Fabio Mechetti is not exactly a stranger to National Symphony audiences. The 30-year-old Brazilian has conducted the NSO in family concerts, educational programs, pops concerts and outdoor concerts at Wolf Trap and the Capitol as part of his work in the Affiliate Artists Conductors Program. But last night was Mechetti's prime-time debut, his first performance at the Kennedy Center in the subscription series.
In a well-chosen and carefully balanced program, he fully justified his close association with the orchestra. In Debussy's "Pre'lude a` L'Apre`s-Midi d'un Faune," his poised baton hovered thoughtfully over the music's languid texture, evoking an almost static sense of a warm, drowsy but erotically charged summer afternoon.
Then, with harpist Nicanor Zabaleta, Mechetti found in Ginastera's Harp Concerto a wealth of vivid colors and vigorous rhythms, clearly modern in sound but attractive to conservative tastes.
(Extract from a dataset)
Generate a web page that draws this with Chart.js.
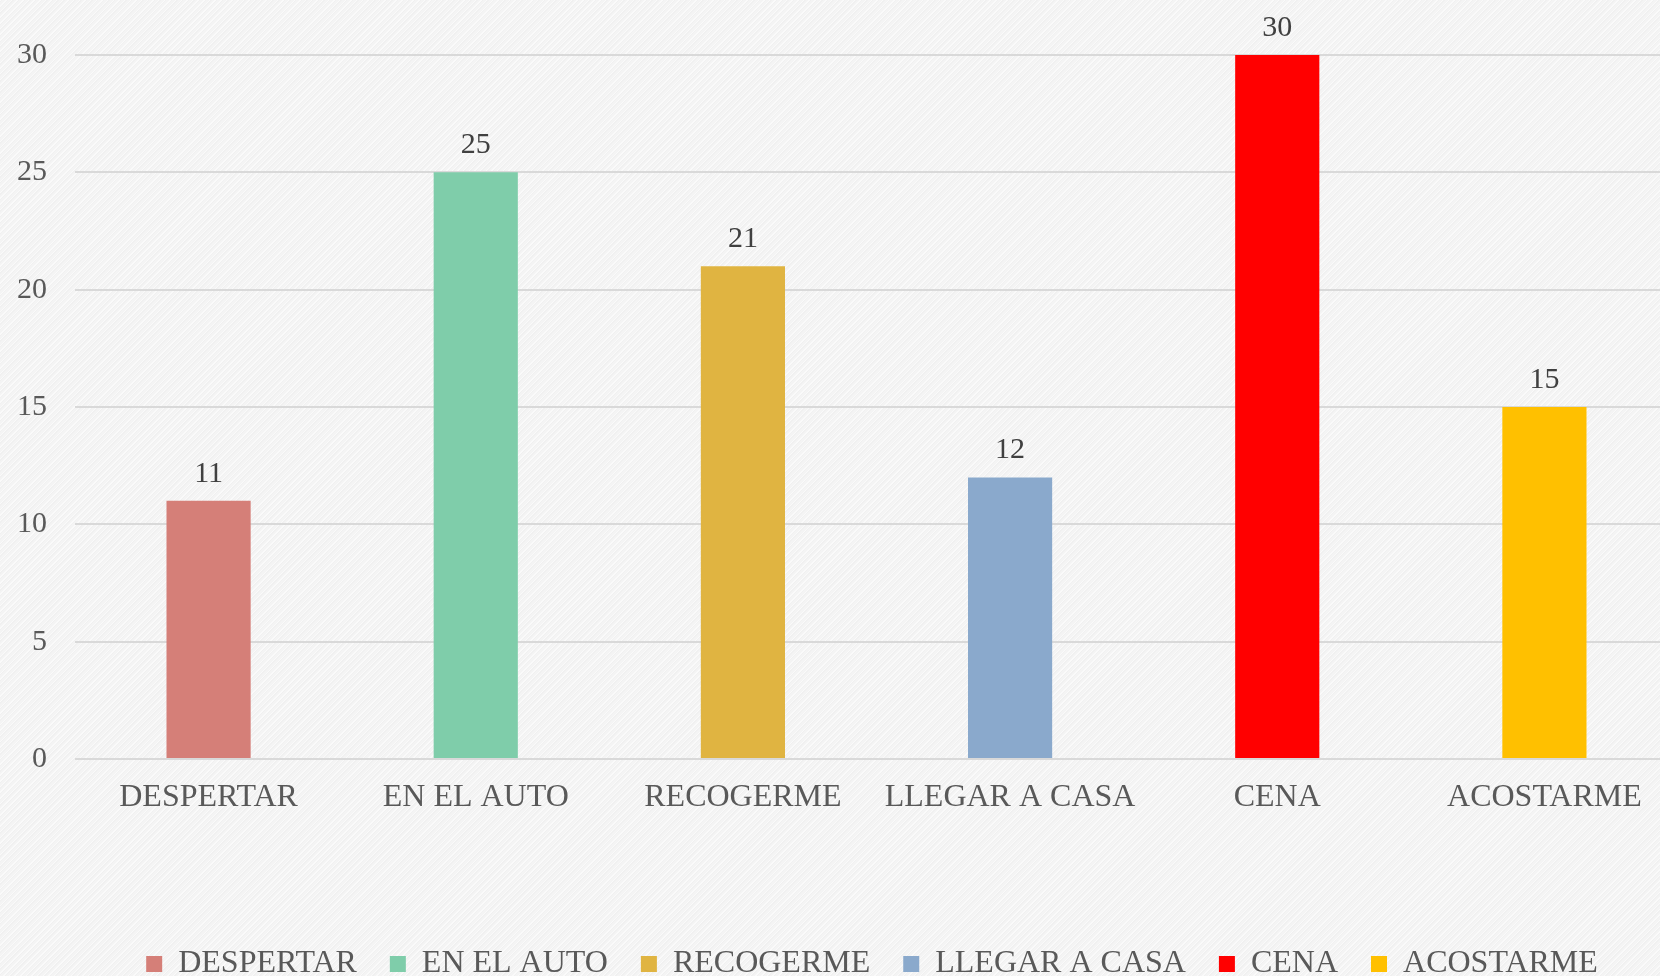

Finally, and most impressively, he explored the thickets of Dvorak's Symphony No. 7 in D Minor, showing a good sense of the music's dramatic power and finding in it a kind of continuity, form and purpose that can easily get mislaid among the melodic riches and emotional postures.
Dvorak's intense but sometimes rambling work shaped up well under Mechetti's firm guidance. The symphony usually pleases audiences because it has a bundle of tunes and wears its heart on its sleeve so fetchingly, but last night the response was deeper, inspired not by the odd striking detail but by the work's overall, structured power.
There were occasional small problems -- coarseness of sound at the beginning of the Debussy (which is not ideal for opening a program) and slight balance inequities in the Ginastera. But they were minor details in a generally fine evening.